It must be food critic vacation week because Craig LaBan didn't post a review this week and neither did Jason Sheehan. Luckily, Adam Erace stepped in at the Courier-Post, where he gave Midtown Village's Opa 3.5 stars -- four for food and 2 for service.
When he arrived at the five-year-old Greek taverna at 8:40 on a Sunday night, the hostess curtly informed him the kitchen would be closing in 20 minutes. Her attitude didn't get much better in her role as server, as she remained inattentive and sullen until after she'd dropped the entrees. As Erace posits, maybe she was relieved he was almost done with his meal and cheered that he and his guest had ordered more than your average two-top. Whatever the cause, the dark shadow left her soul and she turned smiley and bright.
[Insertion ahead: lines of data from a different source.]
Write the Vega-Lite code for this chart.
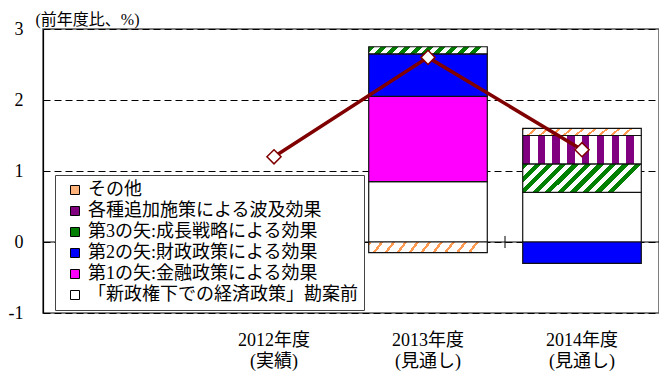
{
  "$schema": "https://vega.github.io/schema/vega-lite/v6.json",
  "width": 616,
  "height": 284,
  "autosize": {"type": "none"},
  "padding": {"left": 43, "top": 29, "right": 0, "bottom": 59},
  "config": {
    "font": "'Liberation Serif', 'Times New Roman', 'Noto Sans CJK JP', serif",
    "view": {"stroke": "#555", "strokeWidth": 1.5},
    "axis": {"labelColor": "#000", "titleColor": "#000"}
  },
  "datasets": {
    "bars": [
      {"year": "2013年度|(見通し)", "fy": 2013, "series": "「新政権下での経済政策」勘案前", "k": 1, "value": 0.85},
      {"year": "2013年度|(見通し)", "fy": 2013, "series": "第1の矢:金融政策による効果", "k": 2, "value": 1.2},
      {"year": "2013年度|(見通し)", "fy": 2013, "series": "第2の矢:財政政策による効果", "k": 3, "value": 0.6},
      {"year": "2013年度|(見通し)", "fy": 2013, "series": "第3の矢:成長戦略による効果", "k": 4, "value": 0.1},
      {"year": "2013年度|(見通し)", "fy": 2013, "series": "その他", "k": 6, "value": -0.15},
      {"year": "2014年度|(見通し)", "fy": 2014, "series": "「新政権下での経済政策」勘案前", "k": 1, "value": 0.7},
      {"year": "2014年度|(見通し)", "fy": 2014, "series": "第2の矢:財政政策による効果", "k": 3, "value": -0.3},
      {"year": "2014年度|(見通し)", "fy": 2014, "series": "第3の矢:成長戦略による効果", "k": 4, "value": 0.4},
      {"year": "2014年度|(見通し)", "fy": 2014, "series": "各種追加施策による波及効果", "k": 5, "value": 0.4},
      {"year": "2014年度|(見通し)", "fy": 2014, "series": "その他", "k": 6, "value": 0.1}
    ],
    "growth": [
      {"year": "2012年度|(実績)", "total": 1.2},
      {"year": "2013年度|(見通し)", "total": 2.6},
      {"year": "2014年度|(見通し)", "total": 1.3}
    ],
    "ticks": [
      {"year": "2012年度|(実績)", "lo": -0.085, "hi": 0.085},
      {"year": "2013年度|(見通し)", "lo": -0.085, "hi": 0.085},
      {"year": "2014年度|(見通し)", "lo": -0.085, "hi": 0.085}
    ],
    "zero": [{"z": 0}]
  },
  "layer": [
    {
      "data": {"name": "zero"},
      "mark": {"type": "rule", "color": "#000", "strokeWidth": 1},
      "encoding": {
        "y": {"field": "z", "type": "quantitative", "scale": {"domain": [-1, 3], "nice": false}}
      }
    },
    {
      "data": {"name": "bars"},
      "mark": {"type": "bar", "width": {"band": 0.77}, "stroke": "#111", "strokeWidth": 1.2},
      "encoding": {
        "x": {
          "field": "year", "type": "nominal",
          "scale": {"domain": ["", "2012年度|(実績)", "2013年度|(見通し)", "2014年度|(見通し)"], "paddingInner": 0, "paddingOuter": 0},
          "axis": {
            "title": null, "domain": false, "ticks": false, "grid": false,
            "labelAngle": 0, "labelFontSize": 18, "labelLineHeight": 21, "labelPadding": 18,
            "labelExpr": "split(datum.value, '|')"
          }
        },
        "y": {
          "field": "value", "type": "quantitative", "stack": "zero",
          "scale": {"domain": [-1, 3], "nice": false},
          "axis": {
            "values": [-1, 0, 1, 2, 3], "labelExpr": "toString(datum.value)", "ticks": false, "labelPadding": 20, "labelFontSize": 18,
            "domainColor": "#000", "domainWidth": 1.2,
            "grid": true, "gridColor": "#000", "gridDash": [7, 4], "gridWidth": 1,
            "title": "(前年度比、%)", "titleAngle": 0, "titleFontSize": 16, "titleFontWeight": "normal",
            "titleAlign": "left", "titleBaseline": "alphabetic", "titleX": -8, "titleY": -5
          }
        },
        "order": {"field": "k", "type": "quantitative"},
        "fill": {
          "condition": [
            {
              "test": "datum.k === 4 && datum.fy === 2014",
              "value": {"gradient": "linear", "x1": 0, "y1": 0, "x2": 1, "y2": 0.24, "stops": [
                {"offset": 0, "color": "#008000"}, {"offset": 0.05, "color": "#008000"}, {"offset": 0.05, "color": "#fff"}, {"offset": 0.1, "color": "#fff"},
                {"offset": 0.1, "color": "#008000"}, {"offset": 0.15, "color": "#008000"}, {"offset": 0.15, "color": "#fff"}, {"offset": 0.2, "color": "#fff"},
                {"offset": 0.2, "color": "#008000"}, {"offset": 0.25, "color": "#008000"}, {"offset": 0.25, "color": "#fff"}, {"offset": 0.3, "color": "#fff"},
                {"offset": 0.3, "color": "#008000"}, {"offset": 0.35, "color": "#008000"}, {"offset": 0.35, "color": "#fff"}, {"offset": 0.4, "color": "#fff"},
                {"offset": 0.4, "color": "#008000"}, {"offset": 0.45, "color": "#008000"}, {"offset": 0.45, "color": "#fff"}, {"offset": 0.5, "color": "#fff"},
                {"offset": 0.5, "color": "#008000"}, {"offset": 0.55, "color": "#008000"}, {"offset": 0.55, "color": "#fff"}, {"offset": 0.6, "color": "#fff"},
                {"offset": 0.6, "color": "#008000"}, {"offset": 0.65, "color": "#008000"}, {"offset": 0.65, "color": "#fff"}, {"offset": 0.7, "color": "#fff"},
                {"offset": 0.7, "color": "#008000"}, {"offset": 0.75, "color": "#008000"}, {"offset": 0.75, "color": "#fff"}, {"offset": 0.8, "color": "#fff"},
                {"offset": 0.8, "color": "#008000"}, {"offset": 0.85, "color": "#008000"}, {"offset": 0.85, "color": "#fff"}, {"offset": 0.9, "color": "#fff"},
                {"offset": 0.9, "color": "#008000"}, {"offset": 0.95, "color": "#008000"}, {"offset": 0.95, "color": "#fff"}, {"offset": 1, "color": "#fff"}
              ]}
            },
            {
              "test": "datum.k === 4 && datum.fy === 2013",
              "value": {"gradient": "linear", "x1": 0, "y1": 0, "x2": 1, "y2": 0.06, "stops": [
                {"offset": 0, "color": "#008000"}, {"offset": 0.05, "color": "#008000"}, {"offset": 0.05, "color": "#fff"}, {"offset": 0.1, "color": "#fff"},
                {"offset": 0.1, "color": "#008000"}, {"offset": 0.15, "color": "#008000"}, {"offset": 0.15, "color": "#fff"}, {"offset": 0.2, "color": "#fff"},
                {"offset": 0.2, "color": "#008000"}, {"offset": 0.25, "color": "#008000"}, {"offset": 0.25, "color": "#fff"}, {"offset": 0.3, "color": "#fff"},
                {"offset": 0.3, "color": "#008000"}, {"offset": 0.35, "color": "#008000"}, {"offset": 0.35, "color": "#fff"}, {"offset": 0.4, "color": "#fff"},
                {"offset": 0.4, "color": "#008000"}, {"offset": 0.45, "color": "#008000"}, {"offset": 0.45, "color": "#fff"}, {"offset": 0.5, "color": "#fff"},
                {"offset": 0.5, "color": "#008000"}, {"offset": 0.55, "color": "#008000"}, {"offset": 0.55, "color": "#fff"}, {"offset": 0.6, "color": "#fff"},
                {"offset": 0.6, "color": "#008000"}, {"offset": 0.65, "color": "#008000"}, {"offset": 0.65, "color": "#fff"}, {"offset": 0.7, "color": "#fff"},
                {"offset": 0.7, "color": "#008000"}, {"offset": 0.75, "color": "#008000"}, {"offset": 0.75, "color": "#fff"}, {"offset": 0.8, "color": "#fff"},
                {"offset": 0.8, "color": "#008000"}, {"offset": 0.85, "color": "#008000"}, {"offset": 0.85, "color": "#fff"}, {"offset": 0.9, "color": "#fff"},
                {"offset": 0.9, "color": "#008000"}, {"offset": 0.95, "color": "#008000"}, {"offset": 0.95, "color": "#fff"}, {"offset": 1, "color": "#fff"}
              ]}
            },
            {
              "test": "datum.k === 5",
              "value": {"gradient": "linear", "x1": 0, "y1": 0, "x2": 1, "y2": 0, "stops": [
                {"offset": 0, "color": "#800080"}, {"offset": 0.0625, "color": "#800080"}, {"offset": 0.0625, "color": "#fff"}, {"offset": 0.125, "color": "#fff"},
                {"offset": 0.125, "color": "#800080"}, {"offset": 0.1875, "color": "#800080"}, {"offset": 0.1875, "color": "#fff"}, {"offset": 0.25, "color": "#fff"},
                {"offset": 0.25, "color": "#800080"}, {"offset": 0.3125, "color": "#800080"}, {"offset": 0.3125, "color": "#fff"}, {"offset": 0.375, "color": "#fff"},
                {"offset": 0.375, "color": "#800080"}, {"offset": 0.4375, "color": "#800080"}, {"offset": 0.4375, "color": "#fff"}, {"offset": 0.5, "color": "#fff"},
                {"offset": 0.5, "color": "#800080"}, {"offset": 0.5625, "color": "#800080"}, {"offset": 0.5625, "color": "#fff"}, {"offset": 0.625, "color": "#fff"},
                {"offset": 0.625, "color": "#800080"}, {"offset": 0.6875, "color": "#800080"}, {"offset": 0.6875, "color": "#fff"}, {"offset": 0.75, "color": "#fff"},
                {"offset": 0.75, "color": "#800080"}, {"offset": 0.8125, "color": "#800080"}, {"offset": 0.8125, "color": "#fff"}, {"offset": 0.875, "color": "#fff"},
                {"offset": 0.875, "color": "#800080"}, {"offset": 0.9375, "color": "#800080"}, {"offset": 0.9375, "color": "#fff"}, {"offset": 1, "color": "#fff"}
              ]}
            },
            {
              "test": "datum.k === 6",
              "value": {"gradient": "linear", "x1": 0, "y1": 0, "x2": 1, "y2": 0.07, "stops": [
                {"offset": 0, "color": "#ff9a50"}, {"offset": 0.025, "color": "#ff9a50"}, {"offset": 0.025, "color": "#fff"}, {"offset": 0.1, "color": "#fff"},
                {"offset": 0.1, "color": "#ff9a50"}, {"offset": 0.125, "color": "#ff9a50"}, {"offset": 0.125, "color": "#fff"}, {"offset": 0.2, "color": "#fff"},
                {"offset": 0.2, "color": "#ff9a50"}, {"offset": 0.225, "color": "#ff9a50"}, {"offset": 0.225, "color": "#fff"}, {"offset": 0.3, "color": "#fff"},
                {"offset": 0.3, "color": "#ff9a50"}, {"offset": 0.325, "color": "#ff9a50"}, {"offset": 0.325, "color": "#fff"}, {"offset": 0.4, "color": "#fff"},
                {"offset": 0.4, "color": "#ff9a50"}, {"offset": 0.425, "color": "#ff9a50"}, {"offset": 0.425, "color": "#fff"}, {"offset": 0.5, "color": "#fff"},
                {"offset": 0.5, "color": "#ff9a50"}, {"offset": 0.525, "color": "#ff9a50"}, {"offset": 0.525, "color": "#fff"}, {"offset": 0.6, "color": "#fff"},
                {"offset": 0.6, "color": "#ff9a50"}, {"offset": 0.625, "color": "#ff9a50"}, {"offset": 0.625, "color": "#fff"}, {"offset": 0.7, "color": "#fff"},
                {"offset": 0.7, "color": "#ff9a50"}, {"offset": 0.725, "color": "#ff9a50"}, {"offset": 0.725, "color": "#fff"}, {"offset": 0.8, "color": "#fff"},
                {"offset": 0.8, "color": "#ff9a50"}, {"offset": 0.825, "color": "#ff9a50"}, {"offset": 0.825, "color": "#fff"}, {"offset": 0.9, "color": "#fff"},
                {"offset": 0.9, "color": "#ff9a50"}, {"offset": 0.925, "color": "#ff9a50"}, {"offset": 0.925, "color": "#fff"}, {"offset": 1, "color": "#fff"}
              ]}
            }
          ],
          "field": "series", "type": "nominal",
          "scale": {
            "domain": ["その他", "各種追加施策による波及効果", "第3の矢:成長戦略による効果", "第2の矢:財政政策による効果", "第1の矢:金融政策による効果", "「新政権下での経済政策」勘案前"],
            "range": ["#ffb27a", "#800080", "#008000", "#0000ff", "#ff00ff", "#ffffff"]
          },
          "legend": {
            "title": null, "orient": "none", "legendX": 12, "legendY": 146,
            "padding": 6, "symbolOffset": 5, "symbolType": "square", "symbolSize": 81,
            "symbolStrokeColor": "#000", "symbolStrokeWidth": 1,
            "labelFontSize": 18, "labelOffset": 4, "rowPadding": 3, "labelLimit": 400,
            "fillColor": "#fff", "strokeColor": "#444"
          }
        }
      }
    },
    {
      "data": {"name": "ticks"},
      "mark": {"type": "rule", "color": "#000", "strokeWidth": 1},
      "encoding": {
        "x": {"field": "year", "type": "nominal", "bandPosition": 0,
              "scale": {"domain": ["", "2012年度|(実績)", "2013年度|(見通し)", "2014年度|(見通し)"]}},
        "y": {"field": "lo", "type": "quantitative"},
        "y2": {"field": "hi"}
      }
    },
    {
      "data": {"name": "growth"},
      "mark": {"type": "line", "color": "#800000", "strokeWidth": 3.5},
      "encoding": {
        "x": {"field": "year", "type": "nominal",
              "scale": {"domain": ["", "2012年度|(実績)", "2013年度|(見通し)", "2014年度|(見通し)"]}},
        "y": {"field": "total", "type": "quantitative"}
      }
    },
    {
      "data": {"name": "growth"},
      "mark": {"type": "point", "shape": "diamond", "filled": true, "fill": "#fff", "stroke": "#800000", "strokeWidth": 1.5, "size": 200, "opacity": 1},
      "encoding": {
        "x": {"field": "year", "type": "nominal",
              "scale": {"domain": ["", "2012年度|(実績)", "2013年度|(見通し)", "2014年度|(見通し)"]}},
        "y": {"field": "total", "type": "quantitative"}
      }
    }
  ]
}
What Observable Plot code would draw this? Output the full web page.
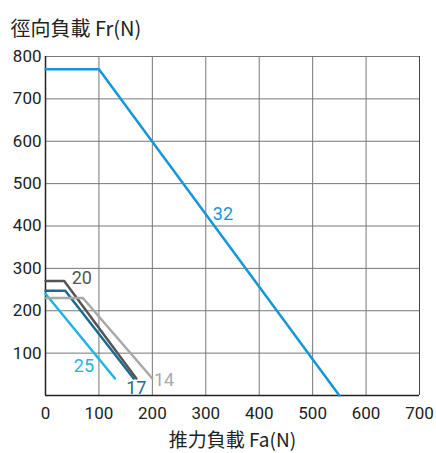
<!DOCTYPE html>
<html><head><meta charset="utf-8">
<script src="https://cdn.jsdelivr.net/npm/d3@7"></script>
<script src="https://cdn.jsdelivr.net/npm/@observablehq/plot@0.6"></script>
<style>body{margin:0;background:#fff}</style>
</head><body><div id="chart"></div>
<script>
const seriesNames = ["32", "25", "17", "20", "14"];
const seriesColors = ["#1496d8", "#1eb4e6", "#1a6a92", "#555555", "#a8a8a8"];
const fa32 = [0, 100, 550], fr32 = [770, 770, 0];
const fa25 = [0, 130], fr25 = [240, 40];
const fa17 = [0, 37, 165], fr17 = [247, 247, 40];
const fa20 = [0, 35, 170], fr20 = [270, 270, 40];
const fa14 = [0, 70, 200], fr14 = [230, 230, 40];
const labelFa = [332, 72, 170, 68, 222];
const labelFr = [427, 70, 16, 277, 37];
const xTicks = [0, 100, 200, 300, 400, 500, 600, 700];
const yTicks = [100, 200, 300, 400, 500, 600, 700, 800];
const yTitle = "徑向負載 Fr(N)";
const xTitle = "推力負載 Fa(N)";

const faList = [fa32, fa25, fa17, fa20, fa14];
const frList = [fr32, fr25, fr17, fr20, fr14];
const lines = [];
seriesNames.forEach((s, i) => faList[i].forEach((fa, j) => lines.push({s, fa, fr: frList[i][j]})));
const labels = seriesNames.map((s, i) => ({s, fa: labelFa[i], fr: labelFr[i]}));

const chart = Plot.plot({
  width: 436, height: 453,
  marginLeft: 45, marginRight: 17, marginTop: 56, marginBottom: 58,
  style: {fontFamily: "Roboto, 'Noto Sans CJK TC', sans-serif", fontSize: "17px", color: "#222"},
  x: {domain: [0, 700], ticks: xTicks, label: null, tickSize: 0, tickPadding: 11},
  y: {domain: [0, 800], ticks: yTicks, label: null, tickSize: 0, tickPadding: 4},
  color: {domain: seriesNames, range: seriesColors},
  marks: [
    Plot.gridX(xTicks, {stroke: "#777", strokeOpacity: 1}),
    Plot.gridY(yTicks, {stroke: "#777", strokeOpacity: 1}),
    Plot.ruleX([700], {stroke: "#444"}),
    Plot.ruleX([0], {stroke: "#222", strokeWidth: 1.5}),
    Plot.ruleY([0], {stroke: "#222", strokeWidth: 1.5}),
    Plot.line(lines, {x: "fa", y: "fr", z: "s", stroke: "s", strokeWidth: 2.5}),
    Plot.text(labels, {x: "fa", y: "fr", text: "s", fill: "s", fontSize: 18}),
    Plot.text([yTitle], {frameAnchor: "top-left", dx: -35, dy: -35, textAnchor: "start", fontSize: 20, fill: "#222", fontFamily: "'Noto Sans CJK TC', sans-serif"}),
    Plot.text([xTitle], {frameAnchor: "bottom", dy: 51, fontSize: 19, fill: "#222", fontFamily: "'Noto Sans CJK TC', sans-serif"})
  ]
});
document.getElementById("chart").append(chart);
</script></body></html>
Service problems aside, smiley and bright is pretty much how Opa's food made him feel. Hummus: "definitely want." Village salad: same. Piernirli: "Needs some tweaking." It sounds like his favorite dish was the $28 meat board.
It's a steal for the amount of food that arrives on this block of wood: sage-scented beef sausage; roasted chicken thighs with super-crisp skin; grilled soutzoukakia, logs of pork and beef spiced heartily with cumin and za'atar; and bifteki, which is like a thick, perfectly seasoned burger patty, only here it's pasted with lemon brown butter and perched on a slice of fresh tomato. Beneath and between the meats are charred leeks, tahini mustard and parsley pesto. On top like a modernist sculpture are house-baked carbs, including a za'atar-dusted baguette and bread rings paved in black and white sesame seeds.
At the South Philly Review, Phyllis Stein-Novack also returned to an oldie(r) but goodie to review The Oyster House close to its 40th birthday. A loyal customer for 30 years, Stein-Novack calls shucker Cornell the best in the city and the fish and shellfish "immaculately fresh." She loved her "scrumptious" two-pound female lobster with cooked with chorizo in the clam bake for two, as well as the "delicious" piece of vanilla cake.
There is not a seafood restaurant in town to match The Oyster House. This is why it has been a staple in Philadelphia since 1976.
Happy birthday to everyone who works at this Center City gem. I wish you 40 more.